What is expected -
Exactly the lines from the one with "Emit a Python" through the one with "cn_new_rates = [4.20, 4.20, None, 4.15, 4.15, 4.15, 4.05]" should be returned, both ends included and nothing else. Omit any pictures.

(Figure scripts)
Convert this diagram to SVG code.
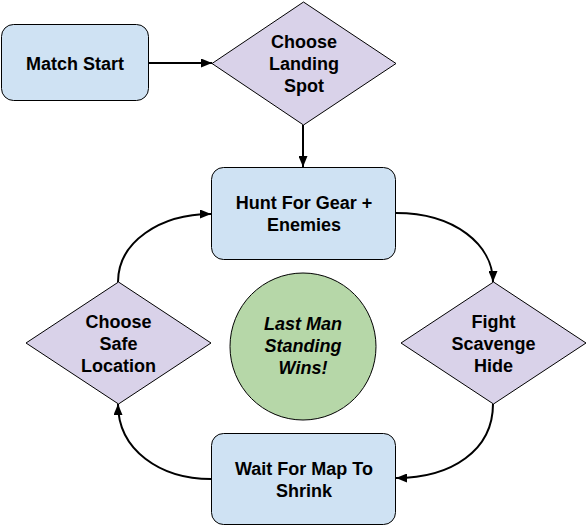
<svg xmlns="http://www.w3.org/2000/svg" width="587" height="526" viewBox="0 0 587 526">
<defs>
<marker id="arr" markerUnits="userSpaceOnUse" markerWidth="11" markerHeight="9" refX="11" refY="4.5" orient="auto">
<path d="M0,0 L11,4.5 L0,9 z" fill="#000"/>
</marker>
<style>
.box{fill:#cfe2f3;stroke:#000;stroke-width:1}
.dia{fill:#d9d2e9;stroke:#000;stroke-width:1}
.circ{fill:#b6d7a8;stroke:#000;stroke-width:1}
.t{font-family:"Liberation Sans",Arial,sans-serif;font-size:18px;font-weight:bold;fill:#000;text-anchor:middle}
.it{font-style:italic}
.c{fill:none;stroke:#000;stroke-width:2;marker-end:url(#arr)}
</style>
</defs>
<rect width="587" height="526" fill="#fff"/>
<g id="connectors">
<path class="c" d="M149,63 L212,63"/>
<path class="c" d="M303,125 L303,167"/>
<path class="c" d="M396,213 C455,213 493,245 493,282"/>
<path class="c" d="M493,404 C493,450 452,478 396,478"/>
<path class="c" d="M211,479 C160,479 118,450 118,404"/>
<path class="c" d="M118,282 C118,242 160,214 211,214"/>
</g>
<g id="match-start">
<rect class="box" x="1.5" y="24.5" width="147" height="76" rx="12"/>
<text class="t" x="75" y="70">Match Start</text>
</g>
<g id="choose-landing">
<polygon class="dia" points="303.5,2 396,63.5 303.5,125 212,63.5"/>
<text class="t" x="304" y="48">Choose</text>
<text class="t" x="304" y="70">Landing</text>
<text class="t" x="304" y="92">Spot</text>
</g>
<g id="hunt">
<rect class="box" x="211.5" y="167.5" width="184" height="92" rx="12"/>
<text class="t" x="304" y="209">Hunt For Gear +</text>
<text class="t" x="304" y="231">Enemies</text>
</g>
<g id="choose-safe">
<polygon class="dia" points="118.5,282 211,343 118.5,404 26,343"/>
<text class="t" x="118.5" y="328">Choose</text>
<text class="t" x="118.5" y="350">Safe</text>
<text class="t" x="118.5" y="372">Location</text>
</g>
<g id="fight">
<polygon class="dia" points="493.5,282 586,343 493.5,404 401,343"/>
<text class="t" x="493.5" y="328">Fight</text>
<text class="t" x="493.5" y="350">Scavenge</text>
<text class="t" x="493.5" y="372">Hide</text>
</g>
<g id="last-man">
<ellipse class="circ" cx="303" cy="346.5" rx="73" ry="73.5"/>
<text class="t it" x="303" y="330">Last Man</text>
<text class="t it" x="303" y="352">Standing</text>
<text class="t it" x="303" y="374">Wins!</text>
</g>
<g id="wait">
<rect class="box" x="211.5" y="433.5" width="184" height="91" rx="12"/>
<text class="t" x="304" y="475">Wait For Map To</text>
<text class="t" x="304" y="497">Shrink</text>
</g>
</svg>
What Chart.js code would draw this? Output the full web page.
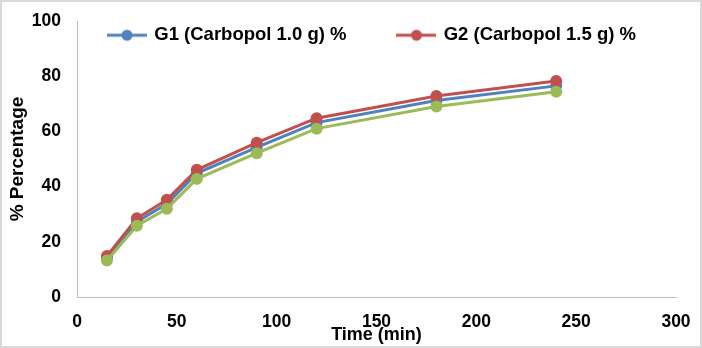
<!DOCTYPE html>
<html>
<head>
<meta charset="utf-8">
<script src="https://cdn.jsdelivr.net/npm/chart.js@4"></script>
<style>
  html, body { margin: 0; padding: 0; background: #fff; }
  #wrap { width: 702px; height: 348px; box-sizing: border-box; border: 2px solid #d9d9d9; }
  #chart { display: block; }
</style>
</head>
<body>
<div id="wrap"><canvas id="chart" width="698" height="344"></canvas></div>
<script>
// time points (min)
const times = [15, 30, 45, 60, 90, 120, 180, 240];
const g1Values = [14.2, 27.3, 33.8, 44.8, 54.2, 63.2, 71.2, 76.5];
const g2Values = [14.9, 28.5, 35.2, 46.1, 55.9, 64.8, 72.8, 78.3];
const g3Values = [13.2, 25.8, 32.0, 42.8, 52.1, 61.0, 69.0, 74.4];
const seriesNames = ['G1 (Carbopol 1.0 g) %', 'G2 (Carbopol 1.5 g) %', 'G3'];

const blue = '#4f81bd';
const red = '#c0504d';
const green = '#9bbb59';
const fontFamily = '"Liberation Sans", Arial, sans-serif';

const legendPad = 52;
const legendFont = 18.5;

function toPoints(vals) {
    return times.map((t, i) => ({ x: t, y: vals[i] }));
}

// legend marker: short line with a dot in the middle
function markerImage(color) {
    const c = document.createElement('canvas');
    c.width = 40;
    c.height = 14;
    const ctx = c.getContext('2d');
    ctx.strokeStyle = color;
    ctx.lineWidth = 3;
    ctx.beginPath();
    ctx.moveTo(0, 7);
    ctx.lineTo(40, 7);
    ctx.stroke();
    ctx.fillStyle = color;
    ctx.beginPath();
    ctx.arc(20, 7, 5.5, 0, Math.PI * 2);
    ctx.fill();
    return c;
}

function makeDataset(name, vals, color, order) {
    return {
        label: name,
        data: toPoints(vals),
        borderColor: color,
        backgroundColor: color,
        borderWidth: 3,
        pointRadius: 6,
        pointHoverRadius: 6,
        pointBorderWidth: 0,
        tension: 0,
        order: order,
    };
}

// legend sits inside the plot area like the original, so move it after layout
const legendInside = {
    id: 'legendInside',
    afterLayout(chart) {
        const lg = chart.legend;
        if (!lg) return;
        lg.top = 24 - legendPad;
        lg.bottom = lg.top + 140;
        lg.left = 107 - legendPad;
        lg.right = lg.left + 640;
        lg.height = lg.bottom - lg.top;
        lg.width = lg.right - lg.left;
    }
};

const ctx = document.getElementById('chart').getContext('2d');
new Chart(ctx, {
    type: 'line',
    data: {
        datasets: [
            makeDataset(seriesNames[0], g1Values, blue, 2),
            makeDataset(seriesNames[1], g2Values, red, 1),
            makeDataset(seriesNames[2], g3Values, green, 0),
        ]
    },
    plugins: [legendInside],
    options: {
        responsive: false,
        animation: false,
        layout: { padding: { left: 0, right: 24, top: 19, bottom: 0 } },
        plugins: {
            tooltip: { enabled: false },
            legend: {
                position: 'top',
                align: 'start',
                maxHeight: 0.01,
                labels: {
                    color: '#000',
                    font: { family: fontFamily, size: legendFont, weight: 'bold' },
                    usePointStyle: true,
                    pointStyleWidth: 36,
                    padding: legendPad,
                    generateLabels: (chart) => [blue, red].map((color, i) => ({
                        text: chart.data.datasets[i].label,
                        pointStyle: markerImage(color),
                        fillStyle: color,
                        strokeStyle: color,
                        lineWidth: 0,
                        datasetIndex: i,
                        hidden: false,
                        fontColor: '#000',
                    })),
                },
            },
        },
        scales: {
            x: {
                type: 'linear',
                min: 0,
                max: 300,
                grid: { display: false, drawTicks: false },
                border: { color: '#bfbfbf', width: 1 },
                ticks: {
                    stepSize: 50,
                    color: '#000',
                    padding: 15,
                    font: { family: fontFamily, size: 17.5, weight: 'bold' },
                },
                title: {
                    display: true,
                    text: 'Time (min)',
                    color: '#000',
                    padding: { top: -12, bottom: 0 },
                    font: { family: fontFamily, size: 18, weight: 'bold' },
                },
                afterFit: (scale) => {
                    scale.height = 49;
                    scale.paddingLeft = 0;
                    scale.paddingRight = 0;
                },
            },
            y: {
                min: 0,
                max: 100,
                grid: { display: false, drawTicks: false },
                border: { color: '#bfbfbf', width: 1 },
                ticks: {
                    stepSize: 20,
                    color: '#000',
                    padding: 16,
                    font: { family: fontFamily, size: 17.5, weight: 'bold' },
                },
                title: {
                    display: true,
                    text: '% Percentage',
                    color: '#000',
                    font: { family: fontFamily, size: 19, weight: 'bold' },
                },
                afterFit: (scale) => {
                    scale.width = 75;
                    scale.paddingTop = 0;
                    scale.paddingBottom = 0;
                },
            },
        },
    },
});
</script>
</body>
</html>
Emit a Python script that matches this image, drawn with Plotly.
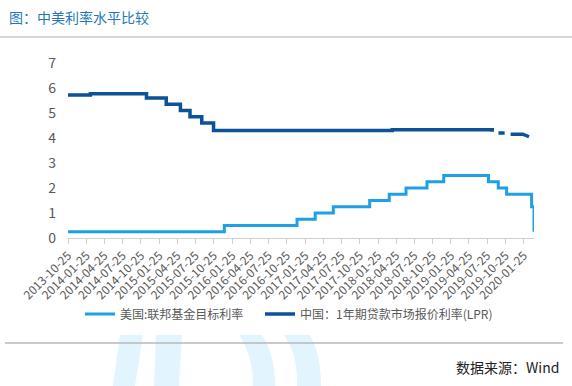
import plotly.graph_objects as go

# ---------------- data ----------------
us_dates = ['2013-10-25', '2015-12-17', '2016-12-15', '2017-03-16', '2017-06-15',
            '2017-12-14', '2018-03-22', '2018-06-14', '2018-09-27', '2018-12-20',
            '2019-08-01', '2019-09-19', '2019-10-31', '2020-03-04', '2020-03-16']
us_rates = [0.25, 0.50, 0.75, 1.00, 1.25, 1.50, 1.75, 2.00, 2.25, 2.50,
            2.25, 2.00, 1.75, 1.25, 0.25]

cn_dates = ['2013-10-25', '2014-02-14', '2014-11-22', '2015-03-01', '2015-05-11',
            '2015-06-28', '2015-08-26', '2015-10-24', '2018-04-06', '2019-08-19', '2019-08-20']
cn_rates = [5.72, 5.77, 5.60, 5.35, 5.10, 4.85, 4.60, 4.30, 4.33, 4.33, 4.25]

# new LPR monthly quotes (gaps = missing data)
cn_new_dates = ['2019-09-20', '2019-10-21', None, '2019-11-20', '2019-12-20', '2020-01-20', '2020-02-20']
cn_new_rates = [4.20, 4.20, None, 4.15, 4.15, 4.15, 4.05]

tick_labels = ['2013-10-25', '2014-01-25', '2014-04-25', '2014-07-25', '2014-10-25',
               '2015-01-25', '2015-04-25', '2015-07-25', '2015-10-25', '2016-01-25',
               '2016-04-25', '2016-07-25', '2016-10-25', '2017-01-25', '2017-04-25',
               '2017-07-25', '2017-10-25', '2018-01-25', '2018-04-25', '2018-07-25',
               '2018-10-25', '2019-01-25', '2019-04-25', '2019-07-25', '2019-10-25',
               '2020-01-25']

us_name = '美国:联邦基金目标利率'
cn_name = '中国：1年期贷款市场报价利率(LPR)'
title_text = '图：中美利率水平比较'
source_text = '数据来源：Wind'

# ---------------- layout constants ----------------
W, H = 572, 386
L, R, T, B = 68, 38, 63, 148
PW, PH = W - L - R, H - T - B
FONT = 'Noto Sans CJK SC, Microsoft YaHei, sans-serif'
US_COLOR = '#1ea0e4'
CN_COLOR = '#0d5197'
GRAY_TXT = '#595959'


def px(x):
    return (x - L) / PW


def py(y):
    return (H - B - y) / PH


fig = go.Figure()
fig.add_trace(go.Scatter(x=us_dates, y=us_rates, mode='lines', name=us_name,
                         legend='legend',
                         line=dict(color=US_COLOR, width=3, shape='hv')))
fig.add_trace(go.Scatter(x=cn_dates, y=cn_rates, mode='lines', name=cn_name,
                         legend='legend2', legendgroup='cn',
                         line=dict(color=CN_COLOR, width=3.5, shape='hv')))
fig.add_trace(go.Scatter(x=cn_new_dates, y=cn_new_rates, mode='lines', name=cn_name,
                         legend='legend2', legendgroup='cn', showlegend=False,
                         connectgaps=False,
                         line=dict(color=CN_COLOR, width=3.5, shape='linear')))

shapes = []
# watermark shapes
wm = '#e2f4fd'
bar1 = f"M {px(120)},{py(335)} L {px(143)},{py(335)} L {px(135)},{py(386)} L {px(113)},{py(386)} Z"
bar2 = f"M {px(156)},{py(335)} L {px(182)},{py(335)} L {px(179)},{py(386)} L {px(154)},{py(386)} Z"
cur3 = (f"M {px(239)},{py(335)} Q {px(253)},{py(355)} {px(253)},{py(386)} "
        f"L {px(275)},{py(386)} Q {px(275)},{py(355)} {px(262)},{py(335)} Z")
cur4 = (f"M {px(284)},{py(335)} Q {px(298)},{py(355)} {px(297)},{py(386)} "
        f"L {px(321)},{py(386)} Q {px(321)},{py(355)} {px(310)},{py(335)} Z")
for p in (bar1, bar2, cur3, cur4):
    shapes.append(dict(type='path', path=p, xref='paper', yref='paper',
                       fillcolor=wm, line=dict(width=0), layer='below'))

# separator lines
shapes.append(dict(type='line', xref='paper', yref='paper', x0=px(0), x1=px(572),
                   y0=py(37), y1=py(37), line=dict(color='#c8c8c8', width=1.5)))
shapes.append(dict(type='line', xref='paper', yref='paper', x0=px(5), x1=px(563),
                   y0=py(343), y1=py(343), line=dict(color='#b9b9b9', width=1.5)))

annotations = [
    dict(text=title_text, xref='paper', yref='paper', x=px(7), y=py(17),
         xanchor='left', yanchor='middle', showarrow=False,
         font=dict(family=FONT, size=14, color='#2477b8')),
    dict(text=source_text, xref='paper', yref='paper', x=px(561), y=py(367),
         xanchor='right', yanchor='middle', showarrow=False,
         font=dict(family=FONT, size=14, color='#222222')),
]

legend_common = dict(orientation='h', xanchor='left', y=py(314), yanchor='middle',
                     font=dict(family=FONT, size=12, color=GRAY_TXT), itemwidth=30,
                     bgcolor='rgba(0,0,0,0)')

fig.update_layout(
    width=W, height=H,
    margin=dict(l=L, r=R, t=T, b=B, autoexpand=False),
    paper_bgcolor='white', plot_bgcolor='white',
    font=dict(family=FONT, color=GRAY_TXT),
    showlegend=True,
    legend=dict(x=px(80), **legend_common),
    legend2=dict(x=px(260), **legend_common),
    shapes=shapes,
    annotations=annotations,
    xaxis=dict(type='date', range=['2013-10-25', '2020-03-16'], automargin=False,
               tickvals=tick_labels, ticktext=tick_labels, tickangle=-45,
               ticks='outside', ticklen=5, tickcolor='#d0d0d0',
               showline=True, linecolor='#d0d0d0', linewidth=1,
               showgrid=False, zeroline=False,
               tickfont=dict(family=FONT, size=12, color=GRAY_TXT)),
    yaxis=dict(range=[0, 7], dtick=1, showgrid=False, zeroline=False, showline=False,
               automargin=False, ticklabelstandoff=11,
               tickfont=dict(family=FONT, size=14, color=GRAY_TXT)),
)

fig.write_html('out.html', config={'displayModeBar': False},
               post_script="document.body.style.margin='0';document.body.style.padding='0';")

Response to the exercise -
Emit a Python script that matches this image, drawn with Plotly.
import plotly.graph_objects as go

# ---------------- data ----------------
us_dates = ['2013-10-25', '2015-12-17', '2016-12-15', '2017-03-16', '2017-06-15',
            '2017-12-14', '2018-03-22', '2018-06-14', '2018-09-27', '2018-12-20',
            '2019-08-01', '2019-09-19', '2019-10-31', '2020-03-04', '2020-03-16']
us_rates = [0.25, 0.50, 0.75, 1.00, 1.25, 1.50, 1.75, 2.00, 2.25, 2.50,
            2.25, 2.00, 1.75, 1.25, 0.25]

cn_dates = ['2013-10-25', '2014-02-14', '2014-11-22', '2015-03-01', '2015-05-11',
            '2015-06-28', '2015-08-26', '2015-10-24', '2018-04-06', '2019-08-19', '2019-08-20']
cn_rates = [5.72, 5.77, 5.60, 5.35, 5.10, 4.85, 4.60, 4.30, 4.33, 4.33, 4.25]

# new LPR monthly quotes (gaps = missing data)
cn_new_dates = ['2019-09-20', '2019-10-21', None, '2019-11-20', '2019-12-20', '2020-01-20', '2020-02-20']
cn_new_rates = [4.20, 4.20, None, 4.15, 4.15, 4.15, 4.05]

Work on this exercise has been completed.